Increasing diversity in candidate screening
If you find that your diversity recruiting strategy is bringing in a nice variety of candidates, but you’re struggling to eliminate bias in how you screen them, then you should consider some of these tactics.
7. Use blind resumes
An increasingly popular technique recruiters are using to remove bias from how they screen candidates is to “black out” any and all personal information on resumes. Information like names, schools, date of birth, specific locations, and so on can all contribute to some degree in a biased assessment of the candidate, even if it’s not done consciously.
8. Use blind interviews
Blind interviews use the same principle as blacking out resumes to reduce bias, but apply this tactic to early conversations with the candidate. They can be accomplished by sending candidates text-based questions via text, or through your recruitment platform of choice. Candidates answer these questions anonymously and are asked to avoid providing personal information.
The goal here is to remain free of bias regarding who you choose to interview further. Obviously, it’s much tougher to remove all personality and bias when talking to candidates on the phone or in person, so blind interviews are most effective early in the process.
9. Harness AI to review resumes
One way to ensure that you remove bias from your resume screening process entirely is to leverage artificial intelligence technology in your ATS. Pre-program your platform to flag and filter for specific skills and experience, and let the AI technology analyze your candidate resumes for those parameters. This will provide you with a completely impartial shortlist, free from any sort of bias.
10. Rethink the factors that you screen for
This tactic relates back to your job ads audit where you rethought what you look for in a candidate, and how you talk to them. A critical part of diversity recruiting is to always be questioning what traits you value most in candidates, why, and whether that’s based on your own bias.
Take the time to look at how you’re testing and screening candidates, and honestly ask yourself if you’re steering the results towards specific types of people. If you are, consider changing your testing methods. If you’re not sure, ask some of your peers to get a diverse range of opinions.
Increasing diversity in shortlisting and hiring
Deciding who to shortlist and hire can be the hardest part of the diversity recruiting strategy. That’s because you will have a pretty good idea of who each candidate is, meaning your own bias will likely creep into the equation. To combat this, here are a couple of techniques to consider.
11. Automate your shortlisting using an ATS
As mentioned above, your ATS can be used to impartially whittle down your list to the most high-potential candidates. Use the screening tools included in your ATS to find candidates with the most potential and the best resume of skills.
This technique allows you to completely remove personal opinions about specific candidates from the equation, and only focus on information that’s relevant to the job description. Shortlisting candidates based on certain requirements will help you move towards increased diversity.
If your talent pool was diverse at the start of the process, then you should have a nice variety of candidates and backgrounds in your shortlist. If not, then the final diversity recruiting tactic can come into play.

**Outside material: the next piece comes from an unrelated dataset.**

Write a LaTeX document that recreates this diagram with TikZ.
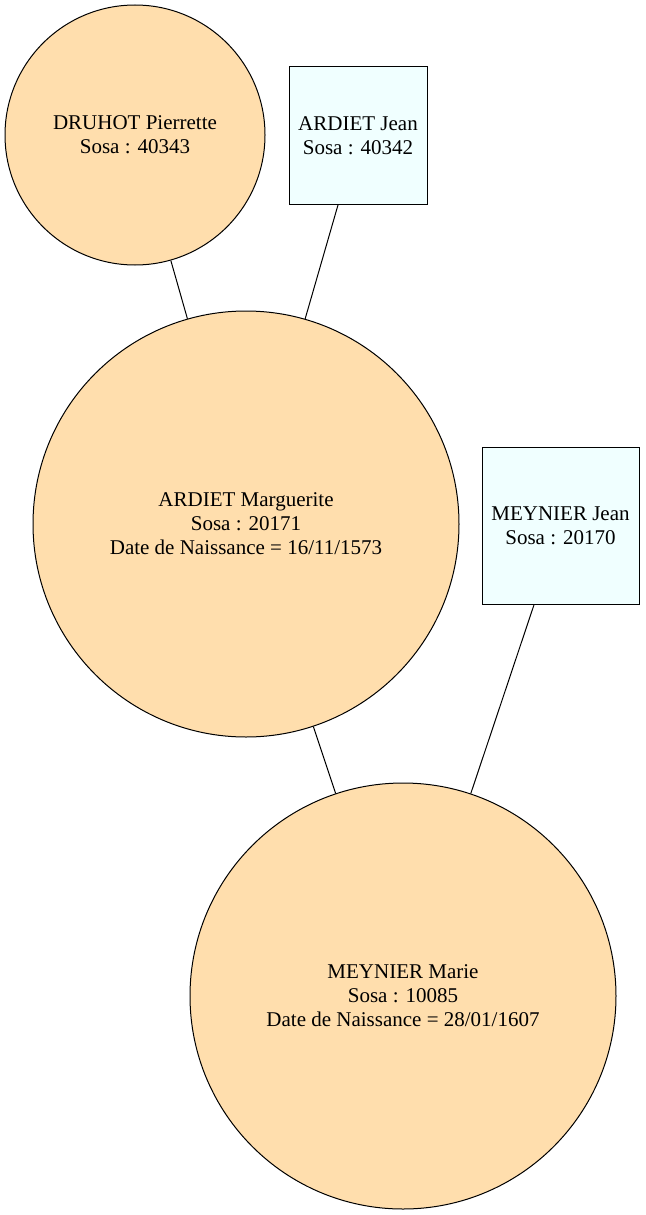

12. Seed talent pipelines with diverse candidates
It’s been proven that diverse candidates are far less likely to be chosen when they are the only ones from their demographic represented in a shortlist of candidates. To combat this decision bias, you can use a diversity recruitment strategy called “the two in the pool effect.”
The premise here is that having multiple people from the same minority demographic drastically increases the likelihood that one of them will be hired. Intentionally seeding your shortlist with a proportionate number of diverse candidates, therefore, will result in a more even playing field when it comes to choosing one to hire.
Of course, you’ll only want to seed your shortlist with candidates who are truly qualified. After all, diversity recruiting is all about hiring the best person, regardless of their background.